The Joint Committee on Consumer Protection and Professional Licensure is working on a bill now, but it is hearing from liquor store owners and wholesalers who don't want competition from the likes of the Joseph Phelps Backus Cabernet or the Ridge Buchignani Zinfandel, two wines from California not available in Massachusetts liquor stores -- even though they can be ordered from the winery in the 30 states allowing direct sales.

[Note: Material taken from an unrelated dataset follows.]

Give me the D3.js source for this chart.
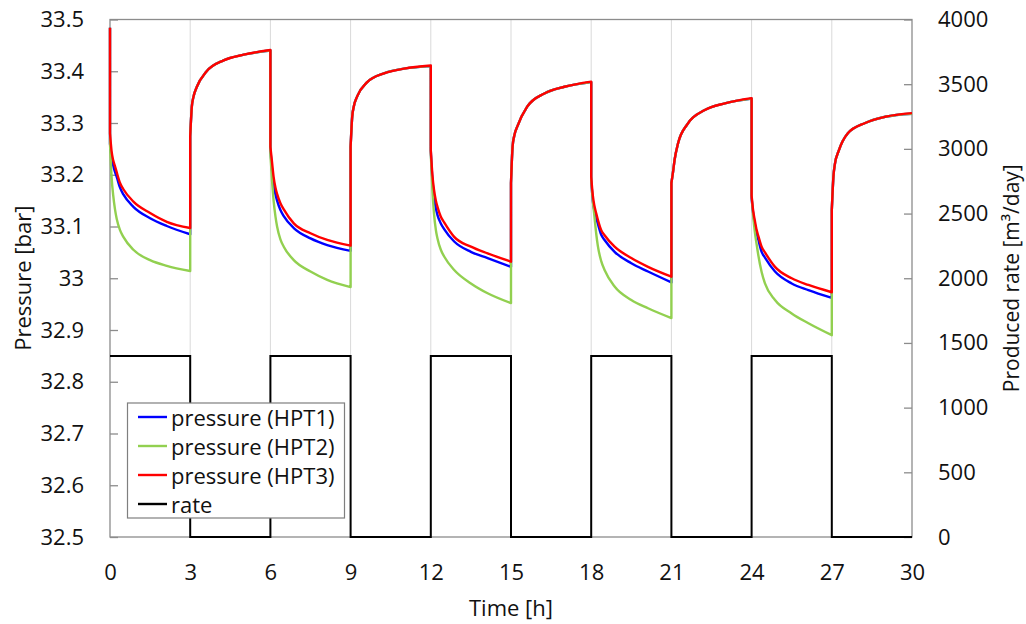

The message to the Legislature ought to be simple and direct: If consumers can buy books, clothing, fruit, and all manner of things over the Internet and by mail, they ought to be able to buy wine. It's true, alcoholic beverages are subject to special regulation dating to the end of Prohibition (no purchase by minors being the chief one), but a bill by state Senator Robert O'Leary of Barnstable copes with this special status.

Any out-of-stater wanting to ship to Massachusetts would have to register with the state and pay excise taxes. The wine would be labeled for sale to a resident 21 years or over, with an adult's signature required at delivery, and purchases would be limited to 24 bottles a month. There would be little opportunity for abuse under the bill. In other states, wines offered for direct sale mostly exceed $20 a bottle, hardly the teenager's preferred tipple.

The Legislature needs to act, and it ought to reject one alternative favored by the liquor interests: a ban on shipments by both out-of-state and in-state wineries. Senator Michael Morrissey of Quincy, cochairman of the Consumer Protection Committee, insisted last week he is not seeking to impose a ban. ''We are trying to offer the consumer some choice, help the local wineries consistent with the Supreme Court decision, and balance the concerns of package stores and distributors," he said in a telephone interview.

Morrissey is thinking of limiting the size of wineries that could ship into the state, but, being discriminatory, that probably would violate the Constitution. It also ignores the reality that wineries on the scale of Joseph Phelps and Ridge, while large by Massachusetts standards, offer just the kind of choice, hard-to-get bottles that oenophiles crave.

The Consumer Protection Committee ought to live up to its name by approving a bill that benefits the individual wine drinker, not the interests that now control the trade.